非常高兴我们终于来到了第四周课程的学习,这也意味着我们的Tensorflow学习进入了尾声。在这一周我们要学的是如何把我们之前学到的知识应用到实际生活中,现实生活中的图片大小和复杂程度和我们之前用的训练集根本不是一个维度的东西,这就是我们这一周要解决的问题。
先附一个有趣的youtube视频哈哈哈
1.从第一份ipython 笔记本讲起
注意! 这是再jupyter或google的colab中运行的版本,如果用本地IDE运行可能会报错,不过差异应该不大,大家可以自己寻找解决方案
第一步:下载数据集
!wget --no-check-certificate \
https://storage.googleapis.com/laurencemoroney-blog.appspot.com/horse-or-human.zip \
-O /tmp/horse-or-human.zip
第二步:解压
import os
import zipfile
local_zip = '/tmp/horse-or-human.zip'
zip_ref = zipfile.ZipFile(local_zip, 'r')
zip_ref.extractall('/tmp/horse-or-human')
zip_ref.close()
解压结果:
第三步:为每个类创建文件夹
# Directory with our training horse pictures
train_horse_dir = os.path.join('/tmp/horse-or-human/horses')
# Directory with our training human pictures
train_human_dir = os.path.join('/tmp/horse-or-human/humans')
第四步:查看训练集信息
这里os.listdir("········")的意思就是包含这个路径(文件名包括)的所有文件组成的列表
train_horse_names = os.listdir(train_horse_dir)
print(train_horse_names[:10])
train_human_names = os.listdir(train_human_dir)
print(train_human_names[:10])
print('total training horse images:', len(os.listdir(train_horse_dir)))
print('total training human images:', len(os.listdir(train_human_dir)))
第五步:康康图片长啥样
%matplotlib inline
import matplotlib.pyplot as plt
import matplotlib.image as mpimg
# Parameters for our graph; we'll output images in a 4x4 configuration
nrows = 4
ncols = 4
# Index for iterating over images
pic_index = 0
# Set up matplotlib fig, and size it to fit 4x4 pics
fig = plt.gcf()
fig.set_size_inches(ncols * 4, nrows * 4)
pic_index += 8
next_horse_pix = [os.path.join(train_horse_dir, fname)

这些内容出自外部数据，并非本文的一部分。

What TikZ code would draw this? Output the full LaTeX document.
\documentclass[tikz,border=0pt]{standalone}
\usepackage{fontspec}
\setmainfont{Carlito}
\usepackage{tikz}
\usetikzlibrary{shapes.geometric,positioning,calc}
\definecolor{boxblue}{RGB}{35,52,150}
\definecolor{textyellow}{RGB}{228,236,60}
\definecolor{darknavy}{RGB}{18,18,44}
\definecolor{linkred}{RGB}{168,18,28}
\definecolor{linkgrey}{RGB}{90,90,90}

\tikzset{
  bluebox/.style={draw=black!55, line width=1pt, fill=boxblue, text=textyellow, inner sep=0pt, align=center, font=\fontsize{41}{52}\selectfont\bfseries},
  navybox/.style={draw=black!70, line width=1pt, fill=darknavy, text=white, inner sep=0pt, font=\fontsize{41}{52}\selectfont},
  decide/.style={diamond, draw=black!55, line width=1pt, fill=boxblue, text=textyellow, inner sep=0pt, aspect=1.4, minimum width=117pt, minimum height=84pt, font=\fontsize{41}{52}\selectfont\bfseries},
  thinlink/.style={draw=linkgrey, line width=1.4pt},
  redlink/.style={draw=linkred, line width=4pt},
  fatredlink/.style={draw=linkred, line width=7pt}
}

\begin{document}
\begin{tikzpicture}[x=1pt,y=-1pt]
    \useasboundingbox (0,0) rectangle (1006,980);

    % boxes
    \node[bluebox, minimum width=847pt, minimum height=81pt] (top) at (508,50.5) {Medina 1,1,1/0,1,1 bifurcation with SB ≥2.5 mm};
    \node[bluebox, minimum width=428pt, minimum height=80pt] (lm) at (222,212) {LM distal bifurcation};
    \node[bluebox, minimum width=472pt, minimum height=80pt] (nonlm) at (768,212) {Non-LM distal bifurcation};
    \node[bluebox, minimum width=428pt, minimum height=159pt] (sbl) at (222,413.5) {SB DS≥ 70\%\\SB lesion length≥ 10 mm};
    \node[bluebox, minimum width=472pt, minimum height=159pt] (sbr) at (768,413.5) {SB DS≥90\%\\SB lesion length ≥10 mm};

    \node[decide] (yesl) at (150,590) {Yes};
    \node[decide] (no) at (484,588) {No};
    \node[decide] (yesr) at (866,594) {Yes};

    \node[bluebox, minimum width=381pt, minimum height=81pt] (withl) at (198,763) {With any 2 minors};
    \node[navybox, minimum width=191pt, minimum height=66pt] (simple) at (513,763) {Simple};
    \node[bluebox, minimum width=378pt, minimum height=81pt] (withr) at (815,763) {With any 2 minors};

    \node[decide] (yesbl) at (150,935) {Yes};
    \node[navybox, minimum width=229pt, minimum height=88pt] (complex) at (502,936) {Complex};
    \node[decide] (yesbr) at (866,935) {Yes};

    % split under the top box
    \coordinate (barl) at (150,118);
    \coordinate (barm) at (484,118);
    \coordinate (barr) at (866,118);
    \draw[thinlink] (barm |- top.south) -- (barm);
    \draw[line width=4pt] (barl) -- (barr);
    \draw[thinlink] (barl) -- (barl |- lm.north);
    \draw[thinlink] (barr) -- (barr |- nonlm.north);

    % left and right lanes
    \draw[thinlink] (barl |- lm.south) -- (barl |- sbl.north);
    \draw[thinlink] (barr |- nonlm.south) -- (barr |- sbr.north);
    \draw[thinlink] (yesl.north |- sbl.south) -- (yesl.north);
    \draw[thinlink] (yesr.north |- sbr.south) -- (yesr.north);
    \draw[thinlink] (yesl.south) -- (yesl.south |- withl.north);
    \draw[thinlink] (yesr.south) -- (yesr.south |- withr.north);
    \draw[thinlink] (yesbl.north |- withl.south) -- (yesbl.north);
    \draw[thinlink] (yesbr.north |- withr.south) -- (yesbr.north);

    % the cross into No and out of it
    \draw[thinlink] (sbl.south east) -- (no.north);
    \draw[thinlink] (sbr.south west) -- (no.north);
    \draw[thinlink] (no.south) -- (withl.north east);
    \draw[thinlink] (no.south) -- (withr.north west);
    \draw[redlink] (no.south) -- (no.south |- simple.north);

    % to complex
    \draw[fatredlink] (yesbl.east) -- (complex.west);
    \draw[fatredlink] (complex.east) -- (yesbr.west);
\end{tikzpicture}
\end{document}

for fname in train_horse_names[pic_index-8:pic_index]]
next_human_pix = [os.path.join(train_human_dir, fname)
for fname in train_human_names[pic_index-8:pic_index]]

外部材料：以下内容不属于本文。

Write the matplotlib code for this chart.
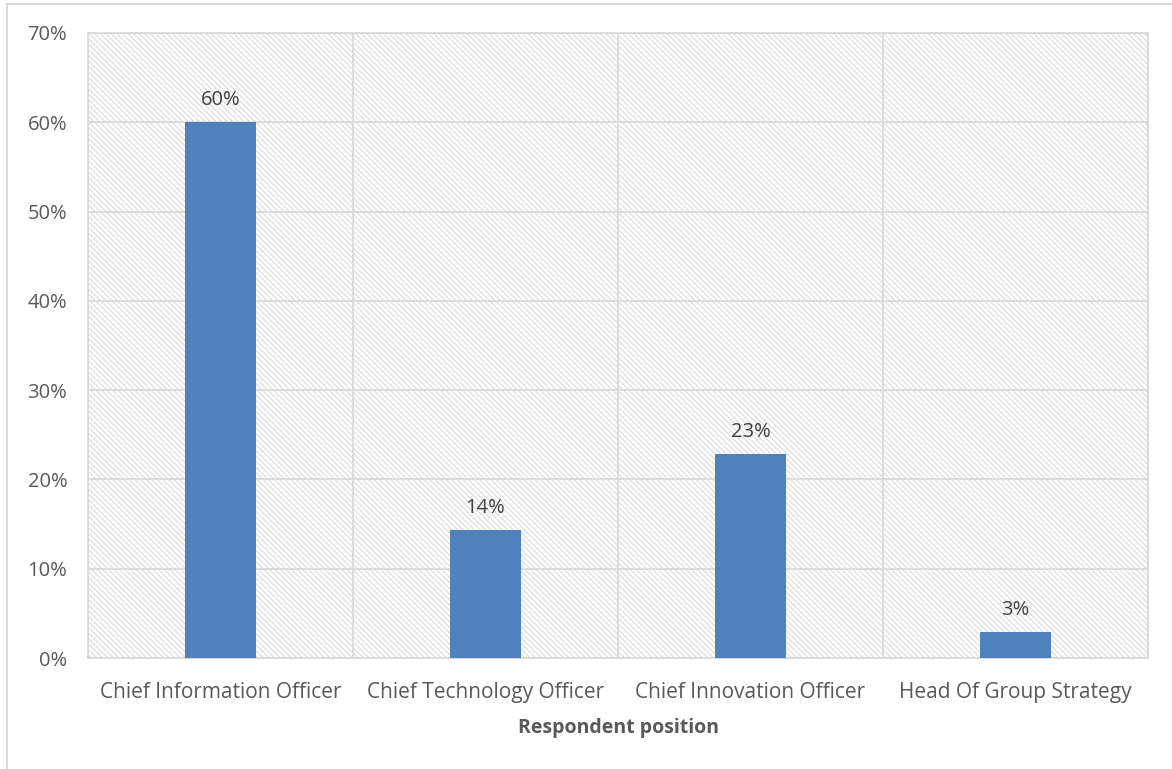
import matplotlib
matplotlib.use("Agg")
import matplotlib.pyplot as plt
from matplotlib.lines import Line2D
import numpy as np

categories = ["Chief Information Officer", "Chief Technology Officer",
              "Chief Innovation Officer", "Head Of Group Strategy"]
values = [60.0, 14.3, 22.8, 2.9]
value_labels = ["60%", "14%", "23%", "3%"]
y_ticks = [0, 10, 20, 30, 40, 50, 60, 70]
x_title = "Respondent position"

plt.rcParams['font.family'] = ['Open Sans', 'DejaVu Sans']
plt.rcParams['hatch.color'] = '#DADADA'
plt.rcParams['hatch.linewidth'] = 0.8

text_color = '#595959'
grid_color = '#D9D9D9'
bar_color = '#4F81BD'
fs = 14.5

fig = plt.figure(figsize=(11.72, 7.69), dpi=100)
ax = fig.add_axes([88/1172, 1-658/769, (1148-88)/1172, (658-33)/769])

ax.patch.set_facecolor('white')
ax.patch.set_hatch('\\' * 6)
ax.patch.set_edgecolor('#DADADA')

x = np.arange(len(categories))
ax.bar(x, values, width=0.27, color=bar_color, zorder=3)
for xi, v, lab in zip(x, values, value_labels):
    ax.text(xi, v + 1.4, lab, ha='center', va='bottom', fontsize=fs, color='#404040', zorder=4)

ax.set_xlim(-0.5, len(categories) - 0.5)
ax.set_ylim(0, 70)
ax.set_yticks(y_ticks)
ax.set_yticklabels([f"{t}%" for t in y_ticks])
ax.set_xticks(x)
ax.set_xticklabels(categories, fontsize=15)
ax.tick_params(axis='both', length=0, labelcolor=text_color)
ax.tick_params(axis='y', pad=15, labelsize=fs)
ax.tick_params(axis='x', pad=17)

for t in y_ticks:
    ax.axhline(t, color=grid_color, lw=1.3, zorder=1)
for b in np.arange(-0.5, len(categories), 1.0):
    ax.axvline(b, color=grid_color, lw=1.3, zorder=1)
for s in ax.spines.values():
    s.set_color(grid_color)
    s.set_linewidth(1.3)

ax.set_xlabel(x_title, fontsize=fs - 0.5, fontweight='bold', color=text_color, labelpad=11)

# outer frame
fig.add_artist(Line2D([7/1172, 7/1172], [0, 1-4/769], transform=fig.transFigure, color='#D9D9D9', lw=1.5))
fig.add_artist(Line2D([7/1172, 1], [1-4/769, 1-4/769], transform=fig.transFigure, color='#D9D9D9', lw=1.5))

fig.savefig('out.png', dpi=100)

for i, img_path in enumerate(next_horse_pix+next_human_pix):
# Set up subplot; subplot indices start at 1
sp = plt.subplot(nrows, ncols, i + 1)
sp.axis('Off') # Don't show axes (or gridlines)

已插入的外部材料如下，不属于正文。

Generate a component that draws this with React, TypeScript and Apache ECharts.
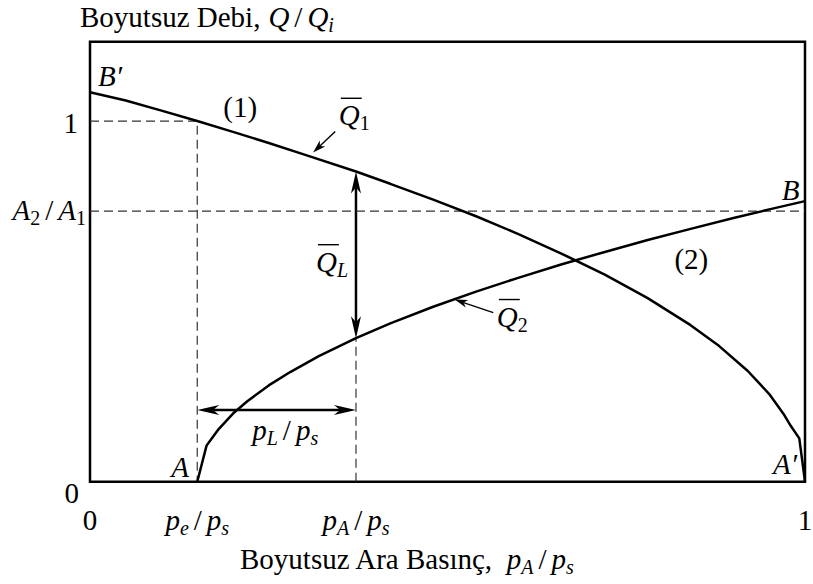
import React, { useEffect, useRef } from 'react';
import * as echarts from 'echarts';

const W = 813;
const H = 584;
const SERIF = '"Liberation Serif", "Times New Roman", Times, serif';
const FS = 29;

// Characteristic pressures (dimensionless, p / p_s) and area ratio
const pE = 0.15;
const pA = 0.372;
const areaRatio = 0.75;
const yMax = 1.22;

// Curve (1): Q1 / Qi against p_A / p_s
const q1X = [0, 0.05, 0.1, 0.15, 0.2, 0.25, 0.3, 0.372, 0.42, 0.48, 0.54, 0.6, 0.66, 0.72, 0.78, 0.84, 0.88, 0.92, 0.95, 0.97, 0.98, 0.992, 1.0];
const q1Y = [1.08, 1.057, 1.029, 1.0, 0.97, 0.939, 0.907, 0.86, 0.826, 0.782, 0.736, 0.686, 0.632, 0.574, 0.509, 0.434, 0.376, 0.307, 0.243, 0.188, 0.155, 0.12, 0];

// Curve (2): Q2 / Qi against p_A / p_s
const q2X = [0.15, 0.163, 0.17, 0.18, 0.2, 0.22, 0.25, 0.28, 0.32, 0.372, 0.42, 0.48, 0.54, 0.6, 0.66, 0.72, 0.78, 0.84, 0.9, 0.95, 1.0];
const q2Y = [0, 0.1, 0.119, 0.146, 0.189, 0.223, 0.267, 0.304, 0.348, 0.398, 0.439, 0.485, 0.527, 0.566, 0.603, 0.637, 0.67, 0.701, 0.731, 0.755, 0.778];

type Piece = { s: string; it?: boolean; sub?: boolean; gapL?: number; gapR?: number };

const slash: Piece = { s: '/', gapL: 5, gapR: 5 };

const xTickValues = [0, pE, pA, 1];
const xTickLabels: Piece[][] = [
  [{ s: '0' }],
  [{ s: 'p', it: true }, { s: 'e', it: true, sub: true }, slash, { s: 'p', it: true }, { s: 's', it: true, sub: true }],
  [{ s: 'p', it: true }, { s: 'A', it: true, sub: true }, slash, { s: 'p', it: true }, { s: 's', it: true, sub: true }],
  [{ s: '1' }],
];

const yTickValues = [0, areaRatio, 1];
const yTickLabels: Piece[][] = [
  [{ s: '0' }],
  [{ s: 'A', it: true }, { s: '2', sub: true }, slash, { s: 'A', it: true }, { s: '1', sub: true }],
  [{ s: '1' }],
];

const yTitle: Piece[] = [
  { s: 'Boyutsuz Debi,', gapR: 8 },
  { s: 'Q', it: true },
  slash,
  { s: 'Q', it: true },
  { s: 'i', it: true, sub: true },
];
const xTitle: Piece[] = [
  { s: 'Boyutsuz Ara Basınç,', gapR: 13 },
  { s: 'p', it: true },
  { s: 'A', it: true, sub: true },
  slash,
  { s: 'p', it: true },
  { s: 's', it: true, sub: true },
];

const measureCtx = document.createElement('canvas').getContext('2d') as CanvasRenderingContext2D;

function pieceSize(p: Piece, size: number) {
  return p.sub ? Math.round(size * 0.7) : size;
}

function pieceWidth(p: Piece, size: number) {
  measureCtx.font = `${p.it ? 'italic ' : ''}${pieceSize(p, size)}px ${SERIF}`;
  return measureCtx.measureText(p.s).width + (p.gapL || 0) + (p.gapR || 0);
}

// Lays out a run of upright / italic / subscript pieces; y is the vertical centre of the main text
function mathText(pieces: Piece[], x: number, y: number, anchor: 'left' | 'center' | 'right', size = FS, bar = false) {
  const widths = pieces.map((p) => pieceWidth(p, size));
  const total = widths.reduce((a, b) => a + b, 0);
  let cx = anchor === 'left' ? x : anchor === 'center' ? x - total / 2 : x - total;
  const els: any[] = [];
  pieces.forEach((p, i) => {
    const fs = pieceSize(p, size);
    els.push({
      type: 'text',
      silent: true,
      x: cx + (p.gapL || 0),
      y: p.sub ? y + size * 0.28 : y,
      style: {
        text: p.s,
        fill: '#000',
        fontSize: fs,
        fontFamily: SERIF,
        fontStyle: p.it ? 'italic' : 'normal',
        align: 'left',
        verticalAlign: 'middle',
        textAlign: 'left',
        textVerticalAlign: 'middle',
      },
    });
    if (bar && i === 0) {
      els.push({
        type: 'line',
        silent: true,
        shape: { x1: cx + 2, y1: y - 17, x2: cx + widths[0] + 2, y2: y - 17 },
        style: { stroke: '#000', lineWidth: 1.4 },
      });
    }
    cx += widths[i];
  });
  return els;
}

function head(tip: number[], ux: number, uy: number, len: number, half: number) {
  const nx = -uy;
  const ny = ux;
  const bx = tip[0] - ux * len;
  const by = tip[1] - uy * len;
  const notch = [tip[0] - ux * len * 0.72, tip[1] - uy * len * 0.72];
  return {
    el: {
      type: 'polygon',
      silent: true,
      shape: { points: [tip, [bx + nx * half, by + ny * half], notch, [bx - nx * half, by - ny * half]] },
      style: { fill: '#000' },
    },
    notch,
  };
}

// Arrow from a to b (pixels); both = arrowheads at both ends
function arrow(a: number[], b: number[], both: boolean, len: number, half: number, width: number) {
  const dx = b[0] - a[0];
  const dy = b[1] - a[1];
  const d = Math.hypot(dx, dy);
  const ux = dx / d;
  const uy = dy / d;
  const hb = head(b, ux, uy, len, half);
  const els: any[] = [hb.el];
  let start = a;
  if (both) {
    const ha = head(a, -ux, -uy, len, half);
    els.push(ha.el);
    start = ha.notch;
  }
  els.push({
    type: 'line',
    silent: true,
    shape: { x1: start[0], y1: start[1], x2: hb.notch[0], y2: hb.notch[1] },
    style: { stroke: '#000', lineWidth: width },
  });
  return els;
}

const curveStyle = { color: '#000', width: 2.5 };
const dashStyle = { color: '#333', width: 1.2, type: [9, 5] as number[] };

export default function App() {
  const ref = useRef<HTMLDivElement>(null);

  useEffect(() => {
    const chart = echarts.init(ref.current as HTMLDivElement, null, { renderer: 'svg', width: W, height: H });
    const q2AtPA = q2Y[q2X.indexOf(pA)];
    const q1AtPA = q1Y[q1X.indexOf(pA)];

    chart.setOption({
      animation: false,
      backgroundColor: '#fff',
      grid: {
        left: 90,
        right: 8,
        top: 41.7,
        bottom: 102.3,
        show: true,
        borderColor: '#000',
        borderWidth: 2.5,
        backgroundColor: 'transparent',
      },
      xAxis: {
        type: 'value',
        min: 0,
        max: 1,
        axisLine: { show: false },
        axisTick: { show: false },
        axisLabel: { show: false },
        splitLine: { show: false },
      },
      yAxis: {
        type: 'value',
        min: 0,
        max: yMax,
        axisLine: { show: false },
        axisTick: { show: false },
        axisLabel: { show: false },
        splitLine: { show: false },
      },
      series: [
        {
          type: 'line',
          data: [[0, 1], [pE, 1], [pE, 0]],
          showSymbol: false,
          silent: true,
          lineStyle: dashStyle,
          z: 2,
        },
        {
          type: 'line',
          data: [[0, areaRatio], [1, areaRatio]],
          showSymbol: false,
          silent: true,
          lineStyle: dashStyle,
          z: 2,
        },
        {
          type: 'line',
          data: [[pA, 0], [pA, q2AtPA]],
          showSymbol: false,
          silent: true,
          lineStyle: dashStyle,
          z: 2,
        },
        {
          name: 'Q1',
          type: 'line',
          data: q1X.map((x, i) => [x, q1Y[i]]),
          showSymbol: false,
          silent: true,
          lineStyle: curveStyle,
          z: 5,
        },
        {
          name: 'Q2',
          type: 'line',
          data: q2X.map((x, i) => [x, q2Y[i]]),
          showSymbol: false,
          silent: true,
          lineStyle: curveStyle,
          z: 5,
        },
      ],
    });

    const px = (x: number, y: number) => chart.convertToPixel({ gridIndex: 0 }, [x, y]) as number[];
    const x0 = px(0, 0);
    const els: any[] = [];

    // tick labels
    xTickValues.forEach((v, i) => {
      const p = px(v, 0);
      els.push(...mathText(xTickLabels[i], p[0], x0[1] + 38, 'center'));
    });
    const yOffsets = [11, -1, 2];
    const yRight = [79, 86, 78];
    yTickValues.forEach((v, i) => {
      const p = px(0, v);
      els.push(...mathText(yTickLabels[i], yRight[i], p[1] + yOffsets[i], 'right'));
    });

    // axis titles
    els.push(...mathText(yTitle, 80, 17, 'left'));
    els.push(...mathText(xTitle, 240, 559, 'left'));

    // point and region labels
    const lab = (pieces: Piece[], x: number, y: number, anchor: 'left' | 'center' | 'right', size = FS, bar = false) => {
      const p = px(x, y);
      els.push(...mathText(pieces, p[0], p[1], anchor, size, bar));
    };
    lab([{ s: 'B′', it: true }], 0.0112, 1.124, 'left');
    lab([{ s: '(1)' }], 0.21, 1.038, 'center');
    lab([{ s: '(2)' }], 0.841, 0.618, 'center');
    lab([{ s: 'B', it: true }], 0.98, 0.81, 'center');
    lab([{ s: 'A', it: true }], 0.126, 0.041, 'center');
    lab([{ s: 'A′', it: true }], 0.972, 0.049, 'center');
    lab([{ s: 'Q', it: true }, { s: '1', sub: true }], 0.348, 1.016, 'left', FS, true);
    lab([{ s: 'Q', it: true }, { s: 'L', it: true, sub: true }], 0.316, 0.61, 'left', FS, true);
    lab([{ s: 'Q', it: true }, { s: '2', sub: true }], 0.569, 0.458, 'left', FS, true);
    lab([{ s: 'p', it: true }, { s: 'L', it: true, sub: true }, slash, { s: 'p', it: true }, { s: 's', it: true, sub: true }], 0.273, 0.144, 'center');

    // arrows
    els.push(...arrow(px(pA, q2AtPA), px(pA, q1AtPA), true, 22, 5, 2.5));
    els.push(...arrow(px(pE, 0.199), px(pA, 0.199), true, 22, 5, 2.5));
    els.push(...arrow(px(0.343, 0.971), px(0.312, 0.913), false, 13, 4, 1.4));
    els.push(...arrow(px(0.564, 0.469), px(0.51, 0.505), false, 13, 4, 1.4));

    chart.setOption({ graphic: { elements: els } });

    return () => chart.dispose();
  }, []);

  return (
    <div
      ref={ref}
      style={{ position: 'fixed', left: 0, top: 0, width: W, height: H, background: '#fff' }}
    />
  );
}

img = mpimg.imread(img_path)
plt.imshow(img)
plt.show()
然后结果大概应该是这样的
下面我们就开始正式编写我们的卷积网络了
第一步:设置模型参数
import tensorflow as tf
model = tf.keras.models.Sequential([
# Note the input shape is the desired size of the image 300x300 with 3 bytes color
# This is the first convolution
tf.keras.layers.Conv2D(16, (3,3), activation='relu', input_shape=(300, 300, 3)),
tf.keras.layers.MaxPooling2D(2, 2),
# The second convolution
tf.keras.layers.Conv2D(32, (3,3), activation='relu'),
tf.keras.layers.MaxPooling2D(2,2),
# The third convolution
tf.keras.layers.Conv2D(64, (3,3), activation='relu'),
tf.keras.layers.MaxPooling2D(2,2),
# The fourth convolution
tf.keras.layers.Conv2D(64, (3,3), activation='relu'),
tf.keras.layers.MaxPooling2D(2,2),
# The fifth convolution
tf.keras.layers.Conv2D(64, (3,3), activation='relu'),
tf.keras.layers.MaxPooling2D(2,2),
# Flatten the results to feed into a DNN
tf.keras.layers.Flatten(),
# 512 neuron hidden layer
tf.keras.layers.Dense(512, activation='relu'),
# Only 1 output neuron. It will contain a value from 0-1 where 0 for 1 class ('horses') and 1 for the other ('humans')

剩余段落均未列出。